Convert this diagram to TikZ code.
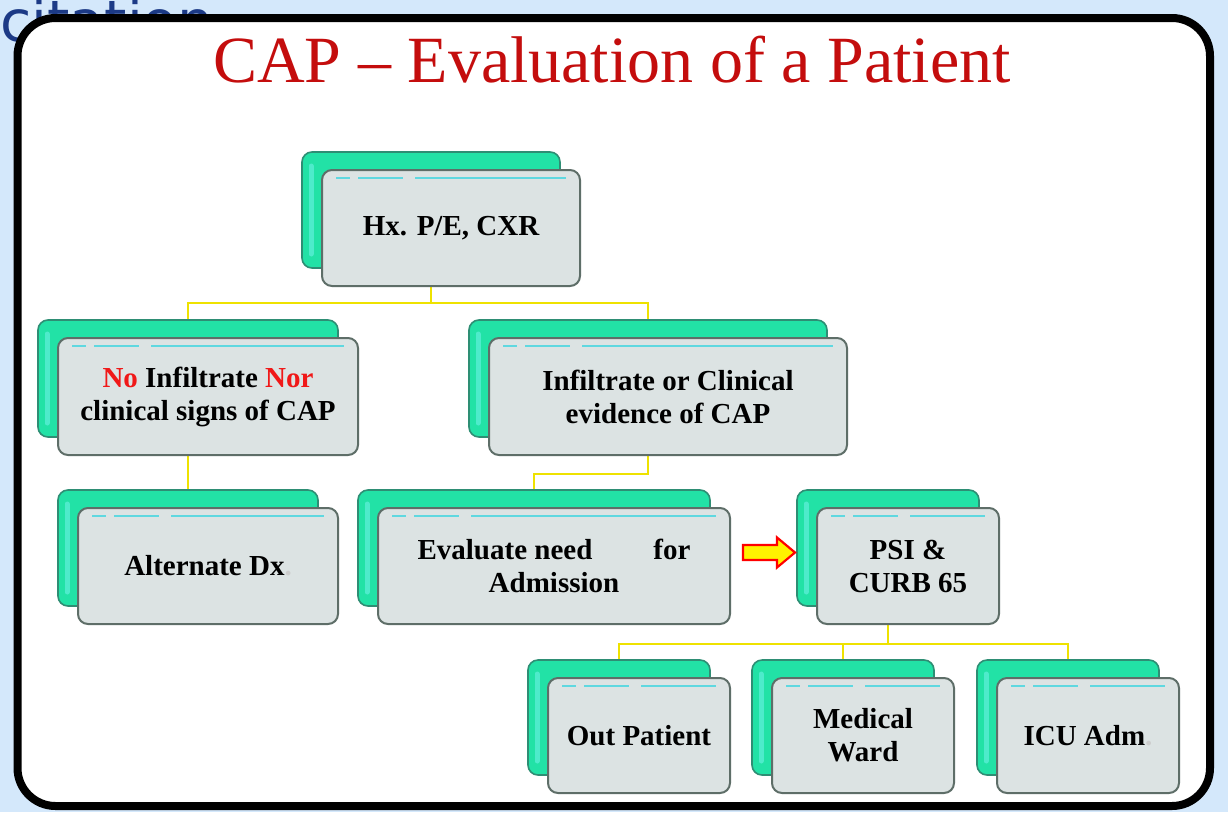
\documentclass[tikz,border=0pt]{standalone}
\usepackage{fontspec}
\setmainfont{Liberation Serif}
\newfontfamily\citefont{DejaVu Sans}
\definecolor{bgblue}{HTML}{D4E8FB}
\definecolor{citeblue}{HTML}{1C3A86}
\definecolor{titlered}{HTML}{C40D0D}
\definecolor{backfill}{HTML}{22E2A6}
\definecolor{backhi}{HTML}{4EEBCB}
\definecolor{backdraw}{HTML}{2E8E74}
\definecolor{frontfill}{HTML}{DCE3E3}
\definecolor{frontdraw}{HTML}{5E6E68}
\definecolor{frontcyan}{HTML}{5FD8E0}
\definecolor{linkyellow}{HTML}{EEE200}
\definecolor{nored}{HTML}{F01818}
\pgfdeclarelayer{bg}
\pgfsetlayers{bg,main}
\begin{document}
\begin{tikzpicture}[x=1pt,y=-1pt,
  backbox/.style={draw=backdraw, fill=backfill, rounded corners=10pt, line width=1.6pt, inner sep=0pt,
    path picture={\draw[backhi, line width=5pt, line cap=round]
      ([xshift=9pt,yshift=-14pt]path picture bounding box.north west) --
      ([xshift=9pt,yshift=14pt]path picture bounding box.south west);}},
  frontbox/.style={draw=frontdraw, fill=frontfill, rounded corners=10pt, line width=2pt, inner sep=0pt,
    align=center, font=\bfseries\fontsize{29}{33}\selectfont,
    path picture={\draw[frontcyan, line width=1.4pt, dash pattern=on 14pt off 8pt on 45pt off 12pt on 600pt]
      ([xshift=14pt,yshift=-8pt]path picture bounding box.north west) --
      ([xshift=-14pt,yshift=-8pt]path picture bounding box.north east);}},
  link/.style={draw=linkyellow, line width=2.4pt},
  blockarrow/.style={draw=red, fill=yellow, line width=2.2pt, line join=miter}]

\useasboundingbox (0,0) rectangle (1228,812);

% title
\node[anchor=base, inner sep=0pt, text=titlered, font=\fontsize{66}{70}\selectfont] (title) at (612,82) {CAP – Evaluation of a Patient};

% boxes: back (green) and front (grey)
\node[backbox, minimum width=258pt, minimum height=116pt] (hxb) at (431,210) {};
\node[frontbox, minimum width=258pt, minimum height=116pt] (hx) at (451,228) {Hx. P/E, CXR};

\node[backbox, minimum width=300pt, minimum height=117pt] (noinfb) at (188,378.5) {};
\node[frontbox, minimum width=300pt, minimum height=117pt] (noinf) at (208,396.5)
  {\textcolor{nored}{No} Infiltrate \textcolor{nored}{Nor}\\clinical signs of CAP};

\node[backbox, minimum width=358pt, minimum height=117pt] (infb) at (648,378.5) {};
\node[frontbox, minimum width=358pt, minimum height=117pt] (inf) at (668,396.5)
  {Infiltrate or Clinical\\evidence of CAP};

\node[backbox, minimum width=260pt, minimum height=116pt] (altb) at (188,548) {};
\node[frontbox, minimum width=260pt, minimum height=116pt] (alt) at (208,566)
  {Alternate Dx\textcolor{gray!40}{.}};

\node[backbox, minimum width=352pt, minimum height=116pt] (evalb) at (534,548) {};
\node[frontbox, minimum width=352pt, minimum height=116pt] (eval) at (554,566)
  {Evaluate need\hspace{61pt}for\\Admission};

\node[backbox, minimum width=182pt, minimum height=116pt] (psib) at (888,548) {};
\node[frontbox, minimum width=182pt, minimum height=116pt] (psi) at (908,566)
  {PSI \&\\CURB 65};

\node[backbox, minimum width=182pt, minimum height=115pt] (outb) at (619,717.5) {};
\node[frontbox, minimum width=182pt, minimum height=115pt] (out) at (639,735.5) {Out Patient};

\node[backbox, minimum width=182pt, minimum height=115pt] (medb) at (843,717.5) {};
\node[frontbox, minimum width=182pt, minimum height=115pt] (med) at (863,735.5) {Medical\\Ward};

\node[backbox, minimum width=182pt, minimum height=115pt] (icub) at (1068,717.5) {};
\node[frontbox, minimum width=182pt, minimum height=115pt] (icu) at (1088,735.5)
  {ICU Adm\textcolor{gray!40}{.}};

% block arrow (shape)
\coordinate (arr) at (743,552.5);
\draw[blockarrow] (arr) ++(0,-7.5) -- ++(34,0) -- ++(0,-7.5) -- ++(18,15) -- ++(-18,15)
  -- ++(0,-7.5) -- ++(-34,0) -- cycle;

\begin{pgfonlayer}{bg}
  \fill[bgblue] (0,0) rectangle (1228,812);
  \node[anchor=base west, inner sep=0pt, text=citeblue, font=\citefont\fontsize{57}{60}\selectfont] (cite) at (0,41) {citation};
  \draw[line width=8pt, fill=white, rounded corners=38pt] (17.5,18) rectangle (1210,806);
  % connectors
  \draw[link] (hxb.south) -- ++(0,34) coordinate (hxj) -| (noinfb.north);
  \draw[link] (hxj) -| (infb.north);
  \draw[link] (noinfb.south) -- (altb.north);
  \draw[link] (infb.south) -- ++(0,36) -| (evalb.north);
  \draw[link] (psib.south) -- ++(0,37) coordinate (psij) -| (outb.north);
  \draw[link] (psij) -| (medb.north);
  \draw[link] (psij) -| (icub.north);
\end{pgfonlayer}
\end{tikzpicture}
\end{document}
···
EXERCISE: From start to finish, output the listing exactly, but omit its pictures.

RESPONSE FOR THIS EXERCISE:
Convert this diagram to TikZ code.
\documentclass[tikz,border=0pt]{standalone}
\usepackage{fontspec}
\setmainfont{Liberation Serif}
\newfontfamily\citefont{DejaVu Sans}
\definecolor{bgblue}{HTML}{D4E8FB}
\definecolor{citeblue}{HTML}{1C3A86}
\definecolor{titlered}{HTML}{C40D0D}
\definecolor{backfill}{HTML}{22E2A6}
\definecolor{backhi}{HTML}{4EEBCB}
\definecolor{backdraw}{HTML}{2E8E74}
\definecolor{frontfill}{HTML}{DCE3E3}
\definecolor{frontdraw}{HTML}{5E6E68}
\definecolor{frontcyan}{HTML}{5FD8E0}
\definecolor{linkyellow}{HTML}{EEE200}
\definecolor{nored}{HTML}{F01818}
\pgfdeclarelayer{bg}
\pgfsetlayers{bg,main}
\begin{document}
\begin{tikzpicture}[x=1pt,y=-1pt,
  backbox/.style={draw=backdraw, fill=backfill, rounded corners=10pt, line width=1.6pt, inner sep=0pt,
    path picture={\draw[backhi, line width=5pt, line cap=round]
      ([xshift=9pt,yshift=-14pt]path picture bounding box.north west) --
      ([xshift=9pt,yshift=14pt]path picture bounding box.south west);}},
  frontbox/.style={draw=frontdraw, fill=frontfill, rounded corners=10pt, line width=2pt, inner sep=0pt,
    align=center, font=\bfseries\fontsize{29}{33}\selectfont,
    path picture={\draw[frontcyan, line width=1.4pt, dash pattern=on 14pt off 8pt on 45pt off 12pt on 600pt]
      ([xshift=14pt,yshift=-8pt]path picture bounding box.north west) --
      ([xshift=-14pt,yshift=-8pt]path picture bounding box.north east);}},
  link/.style={draw=linkyellow, line width=2.4pt},
  blockarrow/.style={draw=red, fill=yellow, line width=2.2pt, line join=miter}]

\useasboundingbox (0,0) rectangle (1228,812);

% title
\node[anchor=base, inner sep=0pt, text=titlered, font=\fontsize{66}{70}\selectfont] (title) at (612,82) {CAP – Evaluation of a Patient};

% boxes: back (green) and front (grey)
\node[backbox, minimum width=258pt, minimum height=116pt] (hxb) at (431,210) {};
\node[frontbox, minimum width=258pt, minimum height=116pt] (hx) at (451,228) {Hx. P/E, CXR};

\node[backbox, minimum width=300pt, minimum height=117pt] (noinfb) at (188,378.5) {};
\node[frontbox, minimum width=300pt, minimum height=117pt] (noinf) at (208,396.5)
  {\textcolor{nored}{No} Infiltrate \textcolor{nored}{Nor}\\clinical signs of CAP};

\node[backbox, minimum width=358pt, minimum height=117pt] (infb) at (648,378.5) {};
\node[frontbox, minimum width=358pt, minimum height=117pt] (inf) at (668,396.5)
  {Infiltrate or Clinical\\evidence of CAP};

\node[backbox, minimum width=260pt, minimum height=116pt] (altb) at (188,548) {};
\node[frontbox, minimum width=260pt, minimum height=116pt] (alt) at (208,566)
  {Alternate Dx\textcolor{gray!40}{.}};

\node[backbox, minimum width=352pt, minimum height=116pt] (evalb) at (534,548) {};
\node[frontbox, minimum width=352pt, minimum height=116pt] (eval) at (554,566)
  {Evaluate need\hspace{61pt}for\\Admission};

\node[backbox, minimum width=182pt, minimum height=116pt] (psib) at (888,548) {};
\node[frontbox, minimum width=182pt, minimum height=116pt] (psi) at (908,566)
  {PSI \&\\CURB 65};

\node[backbox, minimum width=182pt, minimum height=115pt] (outb) at (619,717.5) {};
\node[frontbox, minimum width=182pt, minimum height=115pt] (out) at (639,735.5) {Out Patient};

\node[backbox, minimum width=182pt, minimum height=115pt] (medb) at (843,717.5) {};
\node[frontbox, minimum width=182pt, minimum height=115pt] (med) at (863,735.5) {Medical\\Ward};

\node[backbox, minimum width=182pt, minimum height=115pt] (icub) at (1068,717.5) {};
\node[frontbox, minimum width=182pt, minimum height=115pt] (icu) at (1088,735.5)
  {ICU Adm\textcolor{gray!40}{.}};

% block arrow (shape)
\coordinate (arr) at (743,552.5);
\draw[blockarrow] (arr) ++(0,-7.5) -- ++(34,0) -- ++(0,-7.5) -- ++(18,15) -- ++(-18,15)
  -- ++(0,-7.5) -- ++(-34,0) -- cycle;

\begin{pgfonlayer}{bg}
  \fill[bgblue] (0,0) rectangle (1228,812);
  \node[anchor=base west, inner sep=0pt, text=citeblue, font=\citefont\fontsize{57}{60}\selectfont] (cite) at (0,41) {citation};
  \draw[line width=8pt, fill=white, rounded corners=38pt] (17.5,18) rectangle (1210,806);
  % connectors
  \draw[link] (hxb.south) -- ++(0,34) coordinate (hxj) -| (noinfb.north);
  \draw[link] (hxj) -| (infb.north);
  \draw[link] (noinfb.south) -- (altb.north);
  \draw[link] (infb.south) -- ++(0,36) -| (evalb.north);
  \draw[link] (psib.south) -- ++(0,37) coordinate (psij) -| (outb.north);
  \draw[link] (psij) -| (medb.north);
  \draw[link] (psij) -| (icub.north);
\end{pgfonlayer}
\end{tikzpicture}
\end{document}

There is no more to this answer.